Cavalier pretended not to understand. Nok gestured at his glasses. Cavalier removed them. The cop held the passport photograph up and looked down at him. He gave the passport back and warned everyone to vacate the bar in fifteen minutes, when the curfew would begin.
Cavalier breathed a sigh of relief and sipped his drink, Nok placed her hand on his. The cops departed. Everyone in the bar relaxed, except Cavalier, although he returned to his act of being a happy-go-lucky French palm reader. The Thai girls liked his jokes and, as the minutes ticked by, began proposing that he ‘short-time’ them in rooms upstairs at the back. Just as he was considering a dash to his car, which was a few streets away, a shutter in the middle of the bar slid down halfway. It separated the back section and pool table from the front section, which opened on to the Loi Kroh Road. As the manager, with a few of the girls, began counting the day’s takings in the back, Cavalier was ushered into the front and the three other patrons left. One of the girls stood guard in the street. He knew it was too
risky for him to leave.
He decided to wait until the bar shut down completely before leaving. He asked for a second drink. Emmy and Nok seemed untroubled by what had taken place; they were used to interruptions. They were working hard on him now, in their genteel and seductive way, for neither had snared a customer that day, or so they claimed. Nok had bottle-blond hair, which didn’t quite work on a naturally dark Thai. But she was bubbly, while Emmy was dour, fidgety and with a permanent air of disgruntlement. It seemed as if she may have been in the bar business one or two seasons too many. In any case, though, the last thing on Cavalier’s mind was sex. Uppermost was flight, although he could have done with a room to hide for the night. He had three thousand baht in his pocket, and more in his wallet in the car. But he had no chance of accessing it.

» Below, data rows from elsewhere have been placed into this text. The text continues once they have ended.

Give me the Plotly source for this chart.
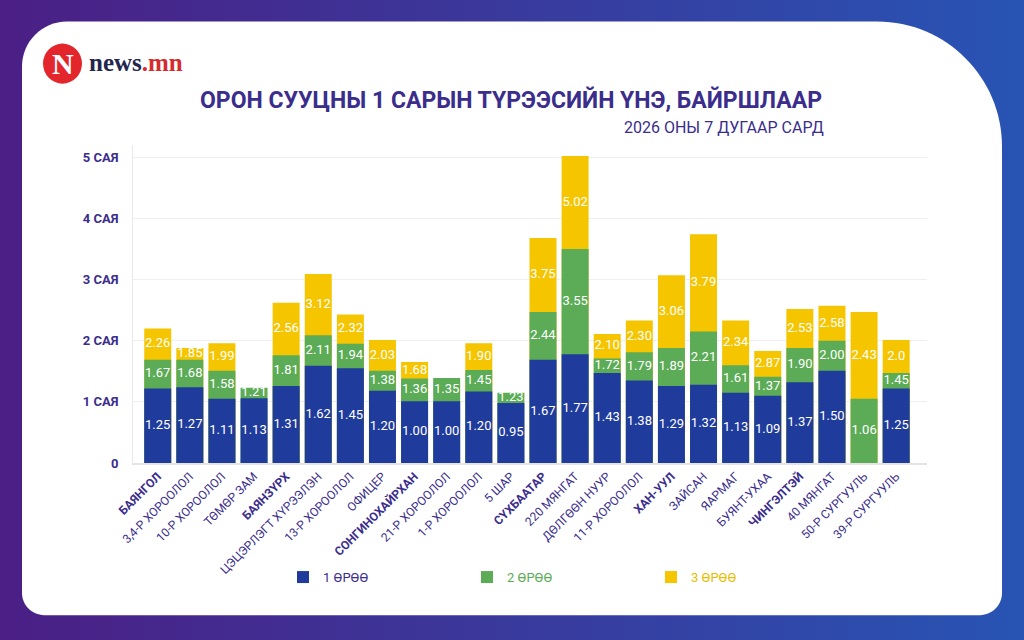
import plotly.graph_objects as go

# districts, in the order of the chart (bold ones are the main districts)
districts = ["БАЯНГОЛ", "3,4-Р ХОРООЛОЛ", "10-Р ХОРООЛОЛ", "ТӨМӨР ЗАМ", "БАЯНЗҮРХ",
             "ЦЭЦЭРЛЭГТ ХҮРЭЭЛЭН", "13-Р ХОРООЛОЛ", "ОФИЦЕР", "СОНГИНОХАЙРХАН",
             "21-Р ХОРООЛОЛ", "1-Р ХОРООЛОЛ", "5 ШАР", "СҮХБААТАР", "220 МЯНГАТ",
             "ДӨЛГӨӨН НУУР", "11-Р ХОРООЛОЛ", "ХАН-УУЛ", "ЗАЙСАН", "ЯАРМАГ",
             "БУЯНТ-УХАА", "ЧИНГЭЛТЭЙ", "40 МЯНГАТ", "50-Р СУРГУУЛЬ", "39-Р СУРГУУЛЬ"]
main_districts = ["БАЯНГОЛ", "БАЯНЗҮРХ", "СОНГИНОХАЙРХАН", "СҮХБААТАР", "ХАН-УУЛ", "ЧИНГЭЛТЭЙ"]

# bar heights as drawn (million MNT)
room1 = [1.22, 1.24, 1.05, 1.06, 1.26, 1.59, 1.55, 1.18, 1.01, 1.01, 1.17, 0.98,
         1.69, 1.78, 1.47, 1.35, 1.26, 1.28, 1.15, 1.10, 1.32, 1.51, None, 1.22]
room2 = [1.69, 1.69, 1.51, 1.23, 1.76, 2.09, 1.95, 1.51, 1.38, 1.39, 1.52, 1.15,
         2.47, 3.50, 1.71, 1.81, 1.88, 2.15, 1.60, 1.41, 1.88, 2.00, 1.05, 1.47]
room3 = [2.20, 1.88, 1.96, None, 2.62, 3.09, 2.43, 2.01, 1.65, None, 1.96, None,
         3.68, 5.02, 2.11, 2.33, 3.07, 3.74, 2.33, 1.83, 2.52, 2.57, 2.47, 2.01]

# value labels as printed on the bars
room1_txt = ["1.25", "1.27", "1.11", "1.13", "1.31", "1.62", "1.45", "1.20", "1.00", "1.00", "1.20", "0.95",
             "1.67", "1.77", "1.43", "1.38", "1.29", "1.32", "1.13", "1.09", "1.37", "1.50", "", "1.25"]
room2_txt = ["1.67", "1.68", "1.58", "1.21", "1.81", "2.11", "1.94", "1.38", "1.36", "1.35", "1.45", "1.23",
             "2.44", "3.55", "1.72", "1.79", "1.89", "2.21", "1.61", "1.37", "1.90", "2.00", "1.06", "1.45"]
room3_txt = ["2.26", "1.85", "1.99", "", "2.56", "3.12", "2.32", "2.03", "1.68", "", "1.90", "",
             "3.75", "5.02", "2.10", "2.30", "3.06", "3.79", "2.34", "2.87", "2.53", "2.58", "2.43", "2.0"]

y_ticks = [0, 1, 2, 3, 4, 5]
y_ticktext = ["0", "1 САЯ", "2 САЯ", "3 САЯ", "4 САЯ", "5 САЯ"]

BLUE = "#1f3b9c"
GREEN = "#5cab56"
YELLOW = "#f5c500"
INK = "#3a2d8c"

# plot area in pixels
L, R, T, B = 133, 927, 145.3, 463
W, H = R - L, B - T


def px_x(p):
    return (p - L) / W


def px_y(p):
    return (B - p) / H


def mids(lower, upper):
    out = []
    for lo, up in zip(lower, upper):
        if up is None:
            out.append(None)
        else:
            out.append(((lo or 0) + up) / 2)
    return out


fig = go.Figure()

# overlaid bars: 3 rooms at the back, 1 room at the front
for name, vals, col, txtcol in [("3 ӨРӨӨ", room3, YELLOW, "#e8bd00"),
                                ("2 ӨРӨӨ", room2, GREEN, GREEN),
                                ("1 ӨРӨӨ", room1, BLUE, INK)]:
    fig.add_trace(go.Bar(
        x=districts, y=vals,
        name=f"<span style='color:{txtcol}'>{name}</span>",
        marker=dict(color=col, line=dict(width=0)),
        hoverinfo="x+y",
    ))

# labels centred in the visible part of each bar
label_sets = [
    (mids([None] * len(room1), room1), room1_txt),
    (mids(room1, room2), room2_txt),
    (mids(room2, room3), room3_txt),
]
for ys, txt in label_sets:
    fig.add_trace(go.Scatter(
        x=districts, y=ys, text=txt, mode="text",
        textfont=dict(family="Roboto", size=13, color="white"),
        showlegend=False, hoverinfo="skip", cliponaxis=False,
    ))

# gradient background in stripes
shapes = []
n = 64
c0 = (0x4b, 0x1f, 0x85)
c1 = (0x28, 0x54, 0xb4)
for i in range(n):
    t = i / (n - 1)
    c = tuple(round(a + (b - a) * t) for a, b in zip(c0, c1))
    shapes.append(dict(
        type="rect", xref="paper", yref="paper", layer="below",
        x0=px_x(1024 * i / n), x1=px_x(1024 * (i + 1) / n + 1),
        y0=px_y(0), y1=px_y(640),
        fillcolor="rgb(%d,%d,%d)" % c, line=dict(width=0),
    ))

# white card with rounded corners
cl, ct, cr, cb = 22, 22, 1002, 615
r_tl, r_tr, r_br, r_bl = 45, 125, 22, 22
k = 0.5523


def P(x, y):
    return "%.5f,%.5f" % (px_x(x), px_y(y))


path = ("M" + P(cl + r_tl, ct)
        + " L" + P(cr - r_tr, ct)
        + " C" + P(cr - r_tr + k * r_tr, ct) + " " + P(cr, ct + r_tr - k * r_tr) + " " + P(cr, ct + r_tr)
        + " L" + P(cr, cb - r_br)
        + " C" + P(cr, cb - r_br + k * r_br) + " " + P(cr - r_br + k * r_br, cb) + " " + P(cr - r_br, cb)
        + " L" + P(cl + r_bl, cb)
        + " C" + P(cl + r_bl - k * r_bl, cb) + " " + P(cl, cb - r_bl + k * r_bl) + " " + P(cl, cb - r_bl)
        + " L" + P(cl, ct + r_tl)
        + " C" + P(cl, ct + r_tl - k * r_tl) + " " + P(cl + r_tl - k * r_tl, ct) + " " + P(cl + r_tl, ct)
        + " Z")
shapes.append(dict(type="path", xref="paper", yref="paper", layer="below",
                   path=path, fillcolor="white", line=dict(width=0)))

# logo circle
shapes.append(dict(type="circle", xref="paper", yref="paper",
                   x0=px_x(43), x1=px_x(82), y0=px_y(44), y1=px_y(84),
                   fillcolor="#e3262c", line=dict(width=0)))

annotations = [
    dict(text="<b>N</b>", x=px_x(62.5), y=px_y(64), xref="paper", yref="paper",
         showarrow=False, font=dict(family="Liberation Serif", size=30, color="white"),
         xanchor="center", yanchor="middle"),
    dict(text="<b>news<span style='color:#d52b2f'>.mn</span></b>", x=px_x(87), y=px_y(63),
         xref="paper", yref="paper", showarrow=False,
         font=dict(family="Liberation Serif", size=25, color="#23264f"),
         xanchor="left", yanchor="middle"),
    dict(text="<b>ОРОН СУУЦНЫ 1 САРЫН ТҮРЭЭСИЙН ҮНЭ, БАЙРШЛААР</b>", x=px_x(511), y=px_y(100),
         xref="paper", yref="paper", showarrow=False,
         font=dict(family="Roboto", size=23, color=INK),
         xanchor="center", yanchor="middle"),
    dict(text="2026 ОНЫ 7 ДУГААР САРД", x=px_x(826), y=px_y(128),
         xref="paper", yref="paper", showarrow=False,
         font=dict(family="Roboto", size=16, color=INK),
         xanchor="right", yanchor="middle"),
]

tick_labels = [f"<b>{d}</b>" if d in main_districts else d for d in districts]

fig.update_layout(
    width=1024, height=640,
    margin=dict(l=L, r=1024 - R, t=T, b=640 - B, pad=0),
    paper_bgcolor="white", plot_bgcolor="rgba(0,0,0,0)",
    barmode="overlay", bargap=0.16,
    shapes=shapes, annotations=annotations,
    showlegend=True,
    legend=dict(orientation="h", x=px_x(283), y=px_y(577), xanchor="left", yanchor="middle",
                traceorder="reversed", entrywidth=139, entrywidthmode="pixels",
                font=dict(family="Roboto", size=13, color=INK), bgcolor="rgba(0,0,0,0)"),
    font=dict(family="Roboto", color=INK),
)

fig.update_xaxes(
    type="category", range=[-0.77, 23.96],
    tickvals=districts, ticktext=tick_labels, tickangle=-45,
    tickfont=dict(family="Roboto", size=12, color=INK),
    showline=True, linecolor="#e4e4e4", linewidth=1.5,
    showgrid=False, ticks="", fixedrange=True,
)
fig.update_yaxes(
    range=[0, 5.2], tickvals=y_ticks, ticktext=y_ticktext,
    tickfont=dict(family="Roboto", size=13, color=INK, weight="bold"),
    showgrid=True, gridcolor="#efefef", gridwidth=1,
    showline=True, linecolor="#e8e8e8", zeroline=False,
    ticks="", ticklabelstandoff=11, fixedrange=True,
)

# drop the page margin so the figure fills the window
fig.write_html("out.html", config={"displayModeBar": False},
               post_script="document.body.style.margin='0';")
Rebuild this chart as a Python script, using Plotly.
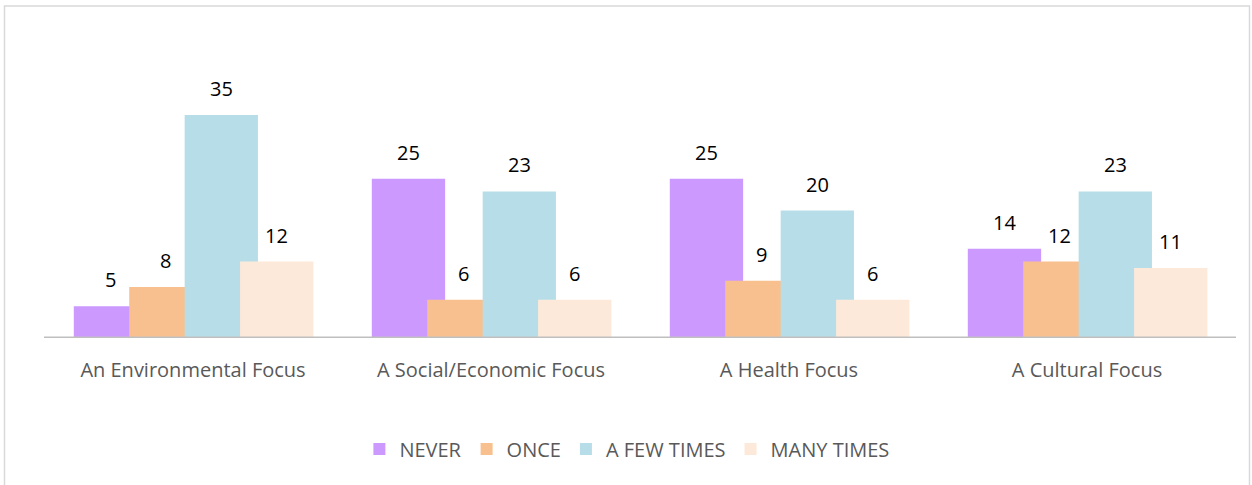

‘I’ll tell you what I’ll do,’ he said, reverting to Thai and taking a ten-baht coin from his pocket, ‘I’ll bar-fine one of you. That’ll mean I’ll be able to pay the lucky one for the whole night, two thousand baht.’
The girls frowned. ‘You speak Thai!’ Nok said.
‘Do you agree about the toss?’ he asked.
Nok nodded; Emmy shrugged.
He tossed the coin and asked one of them to call heads. Nok called heads, and Cavalier, a canny two-up player, made sure she won. Just as he was consoling the pouting Emmy, the girl on guard at the front hurried into the bar. She made frantic signals and yelled, ‘Soldiers!’
The shutter clattered right down, leaving the three girls and Cavalier vulnerable in the bar’s exposed front section. The lights went out. The girls grabbed him and the four of them hid under the bar. Cavalier hoped it was just a routine curfew check. He could see through slats in the bar. Lights were flashing from slowly moving military trucks. Soldiers, automatic weapons held ready, bounced out of the lead vehicle and stomped down the side street next to the bar. They were strangely quiet, making them even more menacing. Cavalier and the girls remained still.
After ten minutes, the military convoy limped down the road in the direction of the entertainment centre and the night bazaar. Cavalier still wanted to leave, but realised that the cops and military would be crawling all over the area for another hour or so. If he drove his car, he might be picked up. He had not registered the vehicle with the hotel, but the cops at Prem would have photographed the Mazda and its numberplate. He couldn’t risk using it again. It would be better if he could find a taxi and, in the meantime, he had to be careful in his dealings with Nok. The way things were in Thailand, with everyone encouraged to spy on and pimp out anyone who might be a problem for the junta, he couldn’t trust a soul.